Is the complement of a prime ideal closed under both addition and multiplication? Let $P$ be a prime ideal in a commutative ring $R$ and let $S=R-P$ ,i.e. $S$ is the complement of $P$ in $R$. Then, justify with reason which of the following(s) are correct:


*

*$S$ is closed under addition.

*$S$ is closed under multiplication.

*$S$ is closed under both addition and multiplication.
The following argument provides a partial answer:
Let $P=3 \mathbb Z$ and $R= \mathbb Z$ the $2,4$ in $S$ but $2+4$ in $P$, so option 1. and 3. are incorrect. 
But I don't know about 2. 
 A: *

*In $\mathbb{Z}$, $\{0\}$ is a prime ideal but $1+(-1)=0$.

*If $a,b\in S$ and $ab\in P$ then, since $P$ is prime, either $a\in P$ or $b\in P$. Contradiction.

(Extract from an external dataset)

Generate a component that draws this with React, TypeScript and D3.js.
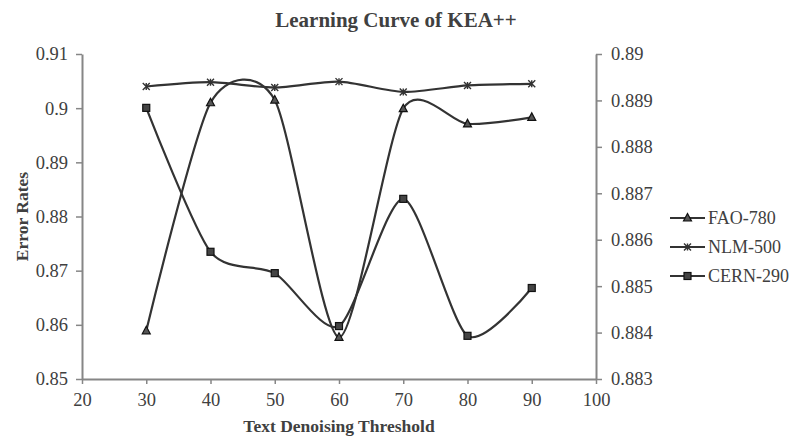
import { useEffect, useRef } from "react";
import * as d3 from "d3";

// thresholds on the x axis
const thresholds = [30, 40, 50, 60, 70, 80, 90];

// error rates
const fao780 = [0.8589, 0.901, 0.9015, 0.8577, 0.8999, 0.8971, 0.8983];
const nlm500 = [0.904, 0.9048, 0.9038, 0.9049, 0.903, 0.9042, 0.9045];
// CERN-290 sits on the secondary (right) axis
const cern290 = [0.88884, 0.88574, 0.88528, 0.88414, 0.88688, 0.88393, 0.88496];

const xTicks = [20, 30, 40, 50, 60, 70, 80, 90, 100];
const leftTicks = [0.85, 0.86, 0.87, 0.88, 0.89, 0.9, 0.91];
const rightTicks = [0.883, 0.884, 0.885, 0.886, 0.887, 0.888, 0.889, 0.89];

const seriesNames = ["FAO-780", "NLM-500", "CERN-290"];
const markerTypes = ["triangle", "star", "square"];

function App() {
  const svgRef = useRef<SVGSVGElement | null>(null);

  useEffect(() => {
    const width = 790;
    const height = 437;
    const margin = { top: 54, right: 194, bottom: 58, left: 82 };
    const lineColor = "#333333";
    const axisColor = "#868686";
    const textColor = "#404040";
    const font = "'Liberation Serif', 'Times New Roman', serif";

    const svg = d3.select(svgRef.current).attr("width", width).attr("height", height);
    svg.selectAll("*").remove();

    const x = d3.scaleLinear().domain([20, 100]).range([margin.left, width - margin.right]);
    const yLeft = d3.scaleLinear().domain([0.85, 0.91]).range([height - margin.bottom, margin.top]);
    const yRight = d3.scaleLinear().domain([0.883, 0.89]).range([height - margin.bottom, margin.top]);

    // axes
    const xAxis = svg.append("g")
      .attr("transform", `translate(0,${height - margin.bottom})`)
      .call(d3.axisBottom(x).tickValues(xTicks).tickSize(5).tickSizeOuter(0).tickPadding(9).tickFormat(d3.format("d")));

    const leftAxis = svg.append("g")
      .attr("transform", `translate(${margin.left},0)`)
      .call(d3.axisLeft(yLeft).tickValues(leftTicks).tickSize(6).tickSizeOuter(0).tickPadding(8).tickFormat((d: any) => String(+d.toFixed(2))));

    const rightAxis = svg.append("g")
      .attr("transform", `translate(${width - margin.right},0)`)
      .call(d3.axisRight(yRight).tickValues(rightTicks).tickSize(6).tickSizeOuter(0).tickPadding(9).tickFormat((d: any) => String(+d.toFixed(3))));

    [xAxis, leftAxis, rightAxis].forEach((a) => {
      a.select(".domain").attr("stroke", axisColor).attr("stroke-width", 2);
      a.selectAll(".tick line").attr("stroke", axisColor).attr("stroke-width", 1.5);
      a.selectAll(".tick text")
        .attr("fill", textColor)
        .style("font-family", font)
        .style("font-size", "18.5px");
    });

    // lines
    const curve = d3.curveCardinal.tension(0.25);
    const data = [
      { name: seriesNames[0], values: fao780, y: yLeft, marker: markerTypes[0] },
      { name: seriesNames[1], values: nlm500, y: yLeft, marker: markerTypes[1] },
      { name: seriesNames[2], values: cern290, y: yRight, marker: markerTypes[2] },
    ];

    const drawMarker = (g: any, type: string, cx: number, cy: number) => {
      if (type === "triangle") {
        g.append("path")
          .attr("d", `M${cx},${cy - 4.5}L${cx + 4},${cy + 3}L${cx - 4},${cy + 3}Z`)
          .attr("fill", "#555")
          .attr("stroke", "#111")
          .attr("stroke-width", 1.2);
      } else if (type === "square") {
        g.append("rect")
          .attr("x", cx - 3.5).attr("y", cy - 3.5)
          .attr("width", 7).attr("height", 7)
          .attr("fill", "#444")
          .attr("stroke", "#111")
          .attr("stroke-width", 1.2);
      } else {
        const s = 3.5;
        g.append("path")
          .attr("d", `M${cx - s},${cy - s}L${cx + s},${cy + s}M${cx - s},${cy + s}L${cx + s},${cy - s}M${cx},${cy - s}L${cx},${cy + s}`)
          .attr("stroke", "#333")
          .attr("stroke-width", 1.4)
          .attr("fill", "none");
      }
    };

    data.forEach((s) => {
      const line = d3.line<number>()
        .x((_, i) => x(thresholds[i]))
        .y((d) => s.y(d))
        .curve(curve);
      svg.append("path")
        .attr("d", line(s.values))
        .attr("fill", "none")
        .attr("stroke", lineColor)
        .attr("stroke-width", 2.2);
    });

    data.forEach((s) => {
      const g = svg.append("g");
      s.values.forEach((v, i) => drawMarker(g, s.marker, x(thresholds[i]), s.y(v)));
    });

    // legend
    const legend = svg.append("g").attr("transform", "translate(670,218)");
    data.forEach((s, i) => {
      const row = legend.append("g").attr("transform", `translate(0,${i * 29})`);
      row.append("line")
        .attr("x1", 0).attr("x2", 35)
        .attr("stroke", lineColor)
        .attr("stroke-width", 2.2);
      drawMarker(row, s.marker, 17.5, 0);
      row.append("text")
        .attr("x", 38)
        .attr("y", 6)
        .attr("fill", textColor)
        .style("font-family", font)
        .style("font-size", "18px")
        .text(s.name);
    });

    // titles
    svg.append("text")
      .attr("x", 396)
      .attr("y", 27)
      .attr("text-anchor", "middle")
      .attr("fill", textColor)
      .style("font-family", font)
      .style("font-size", "21px")
      .style("font-weight", "bold")
      .text("Learning Curve of KEA++");

    svg.append("text")
      .attr("x", (margin.left + width - margin.right) / 2)
      .attr("y", 432)
      .attr("text-anchor", "middle")
      .attr("fill", textColor)
      .style("font-family", font)
      .style("font-size", "17.5px")
      .style("font-weight", "bold")
      .text("Text Denoising Threshold");

    svg.append("text")
      .attr("transform", `translate(28,${(margin.top + height - margin.bottom) / 2}) rotate(-90)`)
      .attr("text-anchor", "middle")
      .attr("fill", textColor)
      .style("font-family", font)
      .style("font-size", "17.5px")
      .style("font-weight", "bold")
      .text("Error Rates");
  }, []);

  return (
    <svg
      ref={svgRef}
      width={790}
      height={437}
      style={{ position: "absolute", left: 0, top: 0, background: "#fff" }}
    ></svg>
  );
}

export default App;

So, $ab\in S$.

*...

A: Hint: 
(2) Take $a, b \in S.$ We want to show that $ab \in S.$ If not, then try to see what will happen. Use the fact that $R - S$ is a prime ideal.
(1) Consider the ring $\mathbb{Z}.$ Choose any prime ideal and try to see if you can find any counter example.
(3) Follows from (1) and (2).
A: The question is already answered in other answers, and in the question-post itself, but let me make some complementary remarks. 


*

*The complement of an ideal (other than the ring itself) is never closed under addition, as the ideal always contains $0$ yet never $1$ and $-1$.

*The complement of an ideal (other than the ring itself) is multiplicatively closed if and only if the ideal is a prime ideal; this is basically a restatement of the condition that the ideal is prime.
A: it's closed under multiplication, but not under addition:
let $a,b\in S$. if $ab\notin S$, then $ab\in P$, and since $P$ is prime, $a$ or $b$ are in $P$, and since not in $S$.
a simple counterexample for addition is $\mathbb{Z}$ and $P=\{0\}$.